:: Entries supplied

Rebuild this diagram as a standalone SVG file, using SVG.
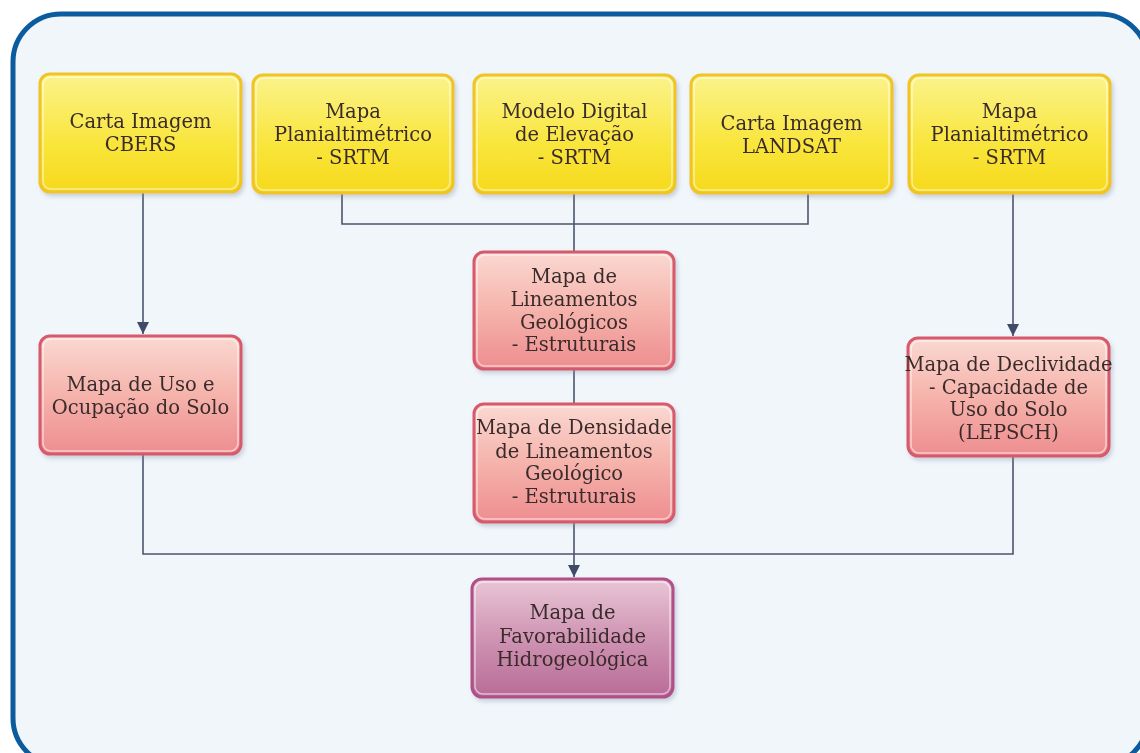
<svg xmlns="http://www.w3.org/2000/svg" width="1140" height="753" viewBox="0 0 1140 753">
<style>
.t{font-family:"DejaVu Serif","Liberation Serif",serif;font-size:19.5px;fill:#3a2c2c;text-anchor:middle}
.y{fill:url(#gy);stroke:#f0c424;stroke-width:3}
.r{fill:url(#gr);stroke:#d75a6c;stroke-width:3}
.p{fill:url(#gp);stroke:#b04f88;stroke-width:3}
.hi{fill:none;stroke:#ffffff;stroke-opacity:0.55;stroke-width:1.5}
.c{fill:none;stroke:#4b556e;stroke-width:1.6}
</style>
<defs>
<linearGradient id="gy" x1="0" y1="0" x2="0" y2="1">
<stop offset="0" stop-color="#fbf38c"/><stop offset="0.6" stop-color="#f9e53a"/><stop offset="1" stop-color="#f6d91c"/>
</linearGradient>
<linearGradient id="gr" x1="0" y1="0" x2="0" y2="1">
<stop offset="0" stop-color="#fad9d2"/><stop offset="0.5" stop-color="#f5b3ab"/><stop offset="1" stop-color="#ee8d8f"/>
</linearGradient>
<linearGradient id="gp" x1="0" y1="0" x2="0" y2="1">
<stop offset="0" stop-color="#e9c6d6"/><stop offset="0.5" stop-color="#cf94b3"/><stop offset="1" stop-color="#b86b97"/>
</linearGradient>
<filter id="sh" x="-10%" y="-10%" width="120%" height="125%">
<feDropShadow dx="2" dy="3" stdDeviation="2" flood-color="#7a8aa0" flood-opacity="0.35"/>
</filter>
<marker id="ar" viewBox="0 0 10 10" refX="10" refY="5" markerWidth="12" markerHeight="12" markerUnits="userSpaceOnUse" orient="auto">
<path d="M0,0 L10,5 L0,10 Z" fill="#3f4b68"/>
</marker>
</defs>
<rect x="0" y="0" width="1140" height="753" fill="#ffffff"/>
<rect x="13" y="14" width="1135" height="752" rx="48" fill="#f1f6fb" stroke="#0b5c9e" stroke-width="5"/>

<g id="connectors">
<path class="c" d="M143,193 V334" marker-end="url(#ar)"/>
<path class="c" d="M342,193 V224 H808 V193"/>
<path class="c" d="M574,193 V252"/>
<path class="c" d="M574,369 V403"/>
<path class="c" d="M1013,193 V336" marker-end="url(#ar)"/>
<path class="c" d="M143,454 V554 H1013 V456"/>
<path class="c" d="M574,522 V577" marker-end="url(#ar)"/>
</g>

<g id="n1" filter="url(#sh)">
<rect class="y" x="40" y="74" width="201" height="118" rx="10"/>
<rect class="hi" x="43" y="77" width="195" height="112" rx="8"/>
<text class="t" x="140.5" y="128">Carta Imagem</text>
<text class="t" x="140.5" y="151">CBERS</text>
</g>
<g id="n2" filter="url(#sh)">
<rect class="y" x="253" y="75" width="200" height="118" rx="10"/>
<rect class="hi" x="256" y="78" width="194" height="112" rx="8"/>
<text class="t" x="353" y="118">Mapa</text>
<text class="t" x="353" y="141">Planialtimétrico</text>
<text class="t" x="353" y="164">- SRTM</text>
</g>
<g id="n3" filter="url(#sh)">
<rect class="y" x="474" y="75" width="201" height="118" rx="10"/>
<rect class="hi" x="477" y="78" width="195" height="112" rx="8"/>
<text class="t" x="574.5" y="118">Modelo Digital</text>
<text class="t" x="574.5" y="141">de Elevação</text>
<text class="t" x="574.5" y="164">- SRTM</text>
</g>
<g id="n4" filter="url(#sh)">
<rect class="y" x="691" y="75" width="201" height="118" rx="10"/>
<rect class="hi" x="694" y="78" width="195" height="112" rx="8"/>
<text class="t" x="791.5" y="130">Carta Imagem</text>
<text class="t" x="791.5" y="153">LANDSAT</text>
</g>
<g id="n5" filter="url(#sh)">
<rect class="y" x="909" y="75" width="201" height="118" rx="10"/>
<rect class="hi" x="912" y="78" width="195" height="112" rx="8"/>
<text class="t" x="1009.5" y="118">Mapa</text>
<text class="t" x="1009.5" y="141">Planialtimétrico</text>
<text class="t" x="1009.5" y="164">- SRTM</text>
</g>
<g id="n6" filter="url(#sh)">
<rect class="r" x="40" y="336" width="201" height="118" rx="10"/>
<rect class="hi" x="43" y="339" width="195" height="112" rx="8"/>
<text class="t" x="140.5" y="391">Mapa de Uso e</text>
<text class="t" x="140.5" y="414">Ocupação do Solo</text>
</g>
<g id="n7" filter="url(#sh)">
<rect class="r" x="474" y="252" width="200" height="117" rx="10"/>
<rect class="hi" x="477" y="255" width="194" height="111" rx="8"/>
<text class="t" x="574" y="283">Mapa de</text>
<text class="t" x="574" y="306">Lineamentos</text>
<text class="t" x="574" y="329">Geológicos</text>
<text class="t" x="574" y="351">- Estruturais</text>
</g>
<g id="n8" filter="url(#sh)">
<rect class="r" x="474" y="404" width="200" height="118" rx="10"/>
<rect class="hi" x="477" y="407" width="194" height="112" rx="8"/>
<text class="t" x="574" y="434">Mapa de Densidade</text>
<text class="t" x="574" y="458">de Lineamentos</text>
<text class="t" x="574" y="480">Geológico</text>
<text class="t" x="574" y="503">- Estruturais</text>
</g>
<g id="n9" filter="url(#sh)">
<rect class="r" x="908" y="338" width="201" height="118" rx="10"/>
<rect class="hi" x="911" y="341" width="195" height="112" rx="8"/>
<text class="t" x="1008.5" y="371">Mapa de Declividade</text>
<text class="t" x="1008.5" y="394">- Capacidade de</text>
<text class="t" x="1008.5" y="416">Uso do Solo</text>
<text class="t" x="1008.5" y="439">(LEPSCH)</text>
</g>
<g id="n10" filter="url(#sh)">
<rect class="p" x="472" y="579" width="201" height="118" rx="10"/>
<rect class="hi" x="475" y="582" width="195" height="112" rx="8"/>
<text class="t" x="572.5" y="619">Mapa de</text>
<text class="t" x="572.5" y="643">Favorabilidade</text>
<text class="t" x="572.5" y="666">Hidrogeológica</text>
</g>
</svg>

::::
:: Entries supplied

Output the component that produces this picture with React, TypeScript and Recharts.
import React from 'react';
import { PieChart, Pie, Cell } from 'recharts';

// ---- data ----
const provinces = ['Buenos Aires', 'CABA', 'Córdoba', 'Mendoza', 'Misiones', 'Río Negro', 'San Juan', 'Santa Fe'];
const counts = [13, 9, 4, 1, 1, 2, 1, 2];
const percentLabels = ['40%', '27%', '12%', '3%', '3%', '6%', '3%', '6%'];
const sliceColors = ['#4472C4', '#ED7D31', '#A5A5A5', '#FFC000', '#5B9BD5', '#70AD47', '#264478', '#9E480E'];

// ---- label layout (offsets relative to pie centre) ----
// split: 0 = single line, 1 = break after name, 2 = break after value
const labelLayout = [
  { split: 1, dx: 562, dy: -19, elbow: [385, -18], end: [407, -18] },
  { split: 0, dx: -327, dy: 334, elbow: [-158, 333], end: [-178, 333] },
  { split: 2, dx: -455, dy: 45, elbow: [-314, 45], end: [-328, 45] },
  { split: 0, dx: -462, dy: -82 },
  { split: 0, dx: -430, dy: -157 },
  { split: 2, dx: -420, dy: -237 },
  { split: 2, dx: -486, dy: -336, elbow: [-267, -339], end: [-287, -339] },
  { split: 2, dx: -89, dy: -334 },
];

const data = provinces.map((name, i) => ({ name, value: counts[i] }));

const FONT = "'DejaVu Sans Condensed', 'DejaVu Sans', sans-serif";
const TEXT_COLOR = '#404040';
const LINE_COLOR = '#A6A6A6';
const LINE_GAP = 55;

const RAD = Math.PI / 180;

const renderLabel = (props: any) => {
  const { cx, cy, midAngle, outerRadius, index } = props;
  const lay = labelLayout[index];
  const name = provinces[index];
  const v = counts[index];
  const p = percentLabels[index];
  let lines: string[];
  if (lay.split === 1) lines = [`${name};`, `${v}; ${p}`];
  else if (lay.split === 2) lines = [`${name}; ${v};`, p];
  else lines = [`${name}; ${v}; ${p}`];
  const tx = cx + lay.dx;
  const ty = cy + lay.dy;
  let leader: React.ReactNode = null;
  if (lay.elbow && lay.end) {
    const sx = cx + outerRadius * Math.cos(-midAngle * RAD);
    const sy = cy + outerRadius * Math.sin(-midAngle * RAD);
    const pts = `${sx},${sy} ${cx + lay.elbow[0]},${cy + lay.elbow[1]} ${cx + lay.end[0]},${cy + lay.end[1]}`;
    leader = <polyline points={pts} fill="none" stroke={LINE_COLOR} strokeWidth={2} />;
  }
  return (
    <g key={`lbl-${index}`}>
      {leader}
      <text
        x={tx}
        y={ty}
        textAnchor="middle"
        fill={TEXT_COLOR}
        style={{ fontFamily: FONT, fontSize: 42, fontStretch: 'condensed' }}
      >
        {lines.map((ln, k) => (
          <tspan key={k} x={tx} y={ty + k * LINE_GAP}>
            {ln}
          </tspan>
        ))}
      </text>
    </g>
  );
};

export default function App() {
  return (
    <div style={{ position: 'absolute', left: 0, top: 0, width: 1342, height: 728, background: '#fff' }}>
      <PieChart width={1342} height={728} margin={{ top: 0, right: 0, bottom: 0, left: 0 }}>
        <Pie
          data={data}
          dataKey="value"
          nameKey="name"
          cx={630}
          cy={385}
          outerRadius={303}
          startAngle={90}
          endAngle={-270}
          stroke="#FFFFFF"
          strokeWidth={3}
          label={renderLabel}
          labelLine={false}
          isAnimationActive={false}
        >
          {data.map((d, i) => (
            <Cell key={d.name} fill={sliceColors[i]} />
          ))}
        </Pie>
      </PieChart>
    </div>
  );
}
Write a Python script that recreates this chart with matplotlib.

::::
:: Entries supplied

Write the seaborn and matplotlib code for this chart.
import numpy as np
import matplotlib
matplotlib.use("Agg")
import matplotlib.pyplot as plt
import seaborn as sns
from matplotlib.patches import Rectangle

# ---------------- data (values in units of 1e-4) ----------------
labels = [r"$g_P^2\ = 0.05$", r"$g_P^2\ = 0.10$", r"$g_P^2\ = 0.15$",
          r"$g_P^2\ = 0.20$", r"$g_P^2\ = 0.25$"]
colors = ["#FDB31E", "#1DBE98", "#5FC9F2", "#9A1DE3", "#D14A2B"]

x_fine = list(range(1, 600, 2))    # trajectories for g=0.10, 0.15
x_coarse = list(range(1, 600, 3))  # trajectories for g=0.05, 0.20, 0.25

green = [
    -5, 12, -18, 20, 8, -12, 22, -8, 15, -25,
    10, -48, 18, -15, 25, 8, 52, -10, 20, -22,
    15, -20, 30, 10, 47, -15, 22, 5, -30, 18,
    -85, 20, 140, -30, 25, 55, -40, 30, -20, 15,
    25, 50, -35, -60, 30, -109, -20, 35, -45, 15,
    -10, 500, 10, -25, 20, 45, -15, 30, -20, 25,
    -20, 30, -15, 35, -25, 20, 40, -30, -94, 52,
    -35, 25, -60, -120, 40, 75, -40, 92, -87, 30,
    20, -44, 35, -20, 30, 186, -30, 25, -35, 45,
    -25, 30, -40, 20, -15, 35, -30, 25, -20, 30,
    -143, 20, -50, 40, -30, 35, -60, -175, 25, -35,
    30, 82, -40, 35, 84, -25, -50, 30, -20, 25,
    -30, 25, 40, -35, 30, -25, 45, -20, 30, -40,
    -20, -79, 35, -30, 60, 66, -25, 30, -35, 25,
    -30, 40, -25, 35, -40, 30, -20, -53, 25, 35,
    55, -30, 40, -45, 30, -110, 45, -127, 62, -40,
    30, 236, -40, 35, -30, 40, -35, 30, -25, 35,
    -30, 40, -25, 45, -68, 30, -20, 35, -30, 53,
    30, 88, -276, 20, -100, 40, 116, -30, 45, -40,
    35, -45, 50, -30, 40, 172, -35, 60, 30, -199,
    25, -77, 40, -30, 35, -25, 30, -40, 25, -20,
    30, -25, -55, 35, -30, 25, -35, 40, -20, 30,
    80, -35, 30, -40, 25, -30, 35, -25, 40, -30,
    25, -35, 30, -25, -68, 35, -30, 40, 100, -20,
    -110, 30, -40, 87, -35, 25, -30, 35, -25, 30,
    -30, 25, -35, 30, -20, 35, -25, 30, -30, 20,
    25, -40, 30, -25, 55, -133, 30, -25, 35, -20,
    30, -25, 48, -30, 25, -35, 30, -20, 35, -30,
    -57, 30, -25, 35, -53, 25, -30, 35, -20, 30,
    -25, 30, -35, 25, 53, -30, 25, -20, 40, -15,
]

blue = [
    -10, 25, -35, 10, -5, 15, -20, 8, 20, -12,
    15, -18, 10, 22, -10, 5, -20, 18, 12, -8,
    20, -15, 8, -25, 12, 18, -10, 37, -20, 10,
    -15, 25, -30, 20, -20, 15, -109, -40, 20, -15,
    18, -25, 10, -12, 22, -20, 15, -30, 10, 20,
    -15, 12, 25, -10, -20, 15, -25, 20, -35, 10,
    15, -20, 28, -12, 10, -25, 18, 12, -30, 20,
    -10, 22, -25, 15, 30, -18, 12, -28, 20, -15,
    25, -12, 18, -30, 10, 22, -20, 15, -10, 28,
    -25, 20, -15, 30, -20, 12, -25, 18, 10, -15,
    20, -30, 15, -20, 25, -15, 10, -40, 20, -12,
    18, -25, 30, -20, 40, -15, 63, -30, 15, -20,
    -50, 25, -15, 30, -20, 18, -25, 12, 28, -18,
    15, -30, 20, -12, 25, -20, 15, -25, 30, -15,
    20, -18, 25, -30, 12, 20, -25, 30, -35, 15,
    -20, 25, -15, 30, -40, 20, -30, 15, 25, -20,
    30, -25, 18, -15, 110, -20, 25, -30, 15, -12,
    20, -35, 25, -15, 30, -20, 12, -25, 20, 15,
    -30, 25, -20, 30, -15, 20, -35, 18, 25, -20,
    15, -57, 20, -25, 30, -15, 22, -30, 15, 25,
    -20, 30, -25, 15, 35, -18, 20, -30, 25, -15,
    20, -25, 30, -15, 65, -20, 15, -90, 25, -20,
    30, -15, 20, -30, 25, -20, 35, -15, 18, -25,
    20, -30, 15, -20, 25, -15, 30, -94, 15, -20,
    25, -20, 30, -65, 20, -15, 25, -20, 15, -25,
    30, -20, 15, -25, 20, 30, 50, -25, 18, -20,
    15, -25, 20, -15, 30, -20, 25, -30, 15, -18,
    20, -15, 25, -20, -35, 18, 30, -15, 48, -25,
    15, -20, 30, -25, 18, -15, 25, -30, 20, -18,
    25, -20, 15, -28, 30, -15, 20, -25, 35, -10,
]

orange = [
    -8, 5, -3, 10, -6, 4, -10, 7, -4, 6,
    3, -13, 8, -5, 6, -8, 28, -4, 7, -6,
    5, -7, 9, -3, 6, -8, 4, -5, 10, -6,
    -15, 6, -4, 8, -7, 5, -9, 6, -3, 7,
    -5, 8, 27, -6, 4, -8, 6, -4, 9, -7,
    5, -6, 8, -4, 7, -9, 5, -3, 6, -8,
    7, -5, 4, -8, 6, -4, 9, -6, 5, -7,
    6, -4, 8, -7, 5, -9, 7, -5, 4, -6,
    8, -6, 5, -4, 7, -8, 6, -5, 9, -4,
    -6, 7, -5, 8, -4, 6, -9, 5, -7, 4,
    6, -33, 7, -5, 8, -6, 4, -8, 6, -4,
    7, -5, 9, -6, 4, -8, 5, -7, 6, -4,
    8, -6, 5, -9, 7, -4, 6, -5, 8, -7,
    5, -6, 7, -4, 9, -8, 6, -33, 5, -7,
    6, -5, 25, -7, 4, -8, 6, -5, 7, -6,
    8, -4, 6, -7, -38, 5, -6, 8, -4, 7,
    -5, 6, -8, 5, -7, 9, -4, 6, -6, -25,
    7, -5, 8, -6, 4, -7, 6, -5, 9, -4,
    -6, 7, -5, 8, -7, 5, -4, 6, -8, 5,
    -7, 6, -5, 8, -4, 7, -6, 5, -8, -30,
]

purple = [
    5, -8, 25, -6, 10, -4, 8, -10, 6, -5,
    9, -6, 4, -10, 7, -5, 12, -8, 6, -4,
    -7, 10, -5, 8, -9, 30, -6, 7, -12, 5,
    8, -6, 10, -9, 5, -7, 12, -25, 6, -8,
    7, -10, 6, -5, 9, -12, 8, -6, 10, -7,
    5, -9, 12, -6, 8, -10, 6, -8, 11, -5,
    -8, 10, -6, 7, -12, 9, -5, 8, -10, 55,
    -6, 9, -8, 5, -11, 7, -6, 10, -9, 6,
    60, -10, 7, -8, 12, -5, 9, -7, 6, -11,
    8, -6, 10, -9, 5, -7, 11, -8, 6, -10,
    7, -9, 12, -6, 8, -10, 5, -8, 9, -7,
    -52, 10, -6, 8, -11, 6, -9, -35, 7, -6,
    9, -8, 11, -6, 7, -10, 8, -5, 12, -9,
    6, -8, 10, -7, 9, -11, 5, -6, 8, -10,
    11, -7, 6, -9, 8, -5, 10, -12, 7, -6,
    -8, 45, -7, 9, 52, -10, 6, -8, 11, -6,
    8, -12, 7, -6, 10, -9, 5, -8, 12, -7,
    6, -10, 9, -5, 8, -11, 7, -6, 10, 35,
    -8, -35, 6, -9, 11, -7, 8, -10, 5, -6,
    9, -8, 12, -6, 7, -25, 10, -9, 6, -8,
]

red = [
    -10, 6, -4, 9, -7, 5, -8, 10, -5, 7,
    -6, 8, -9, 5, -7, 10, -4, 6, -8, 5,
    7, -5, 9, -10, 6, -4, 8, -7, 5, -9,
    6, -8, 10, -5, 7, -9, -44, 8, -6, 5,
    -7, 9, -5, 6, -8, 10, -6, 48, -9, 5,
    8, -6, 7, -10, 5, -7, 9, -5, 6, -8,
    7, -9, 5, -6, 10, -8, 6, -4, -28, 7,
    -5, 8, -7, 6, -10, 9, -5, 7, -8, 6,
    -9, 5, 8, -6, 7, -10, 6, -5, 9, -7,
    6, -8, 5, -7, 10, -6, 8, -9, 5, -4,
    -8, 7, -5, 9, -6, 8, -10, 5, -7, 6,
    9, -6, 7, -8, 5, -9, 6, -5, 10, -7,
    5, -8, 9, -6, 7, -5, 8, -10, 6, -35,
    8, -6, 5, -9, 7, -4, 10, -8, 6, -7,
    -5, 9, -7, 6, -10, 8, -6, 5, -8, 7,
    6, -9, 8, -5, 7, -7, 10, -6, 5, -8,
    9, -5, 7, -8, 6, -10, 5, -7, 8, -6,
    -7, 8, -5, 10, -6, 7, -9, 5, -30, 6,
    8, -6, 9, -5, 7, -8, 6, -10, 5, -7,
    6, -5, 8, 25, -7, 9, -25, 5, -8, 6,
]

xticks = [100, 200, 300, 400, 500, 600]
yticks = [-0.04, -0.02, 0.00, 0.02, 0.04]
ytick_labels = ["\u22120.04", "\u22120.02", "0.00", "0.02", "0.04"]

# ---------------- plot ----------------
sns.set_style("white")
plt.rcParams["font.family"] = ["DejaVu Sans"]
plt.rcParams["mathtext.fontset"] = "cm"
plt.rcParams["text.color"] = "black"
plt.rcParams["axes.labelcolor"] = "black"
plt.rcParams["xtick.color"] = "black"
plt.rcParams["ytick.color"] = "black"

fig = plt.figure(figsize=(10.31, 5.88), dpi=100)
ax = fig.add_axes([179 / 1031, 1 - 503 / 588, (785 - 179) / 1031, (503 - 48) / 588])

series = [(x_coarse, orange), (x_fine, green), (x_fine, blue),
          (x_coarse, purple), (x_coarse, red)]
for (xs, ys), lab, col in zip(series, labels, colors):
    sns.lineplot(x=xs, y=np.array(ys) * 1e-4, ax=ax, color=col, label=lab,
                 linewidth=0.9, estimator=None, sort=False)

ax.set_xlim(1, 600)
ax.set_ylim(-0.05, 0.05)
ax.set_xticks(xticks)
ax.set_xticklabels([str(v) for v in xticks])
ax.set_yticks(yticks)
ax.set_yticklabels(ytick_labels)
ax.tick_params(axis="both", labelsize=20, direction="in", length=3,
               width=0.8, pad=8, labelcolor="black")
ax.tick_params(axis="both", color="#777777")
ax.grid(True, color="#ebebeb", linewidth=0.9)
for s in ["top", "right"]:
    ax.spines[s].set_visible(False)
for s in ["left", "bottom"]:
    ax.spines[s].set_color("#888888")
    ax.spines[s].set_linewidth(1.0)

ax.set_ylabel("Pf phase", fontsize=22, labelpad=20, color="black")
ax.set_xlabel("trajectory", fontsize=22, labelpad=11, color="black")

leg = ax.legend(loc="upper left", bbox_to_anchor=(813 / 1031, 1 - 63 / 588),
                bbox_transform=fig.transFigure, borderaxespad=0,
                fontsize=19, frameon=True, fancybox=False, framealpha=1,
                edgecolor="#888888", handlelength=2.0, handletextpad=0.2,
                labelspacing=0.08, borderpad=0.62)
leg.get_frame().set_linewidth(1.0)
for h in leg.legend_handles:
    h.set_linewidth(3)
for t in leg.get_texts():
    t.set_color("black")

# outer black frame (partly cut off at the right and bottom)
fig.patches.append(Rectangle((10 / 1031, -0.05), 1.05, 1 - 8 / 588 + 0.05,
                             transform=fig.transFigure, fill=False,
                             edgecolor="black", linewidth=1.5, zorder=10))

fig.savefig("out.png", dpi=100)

::::

Task details:
Give the exact lines, and only those, from the line containing "Output the component" through the line containing "PieChart, Pie, Cell" in the entries above.

Output:
Output the component that produces this picture with React, TypeScript and Recharts.
import React from 'react';
import { PieChart, Pie, Cell } from 'recharts';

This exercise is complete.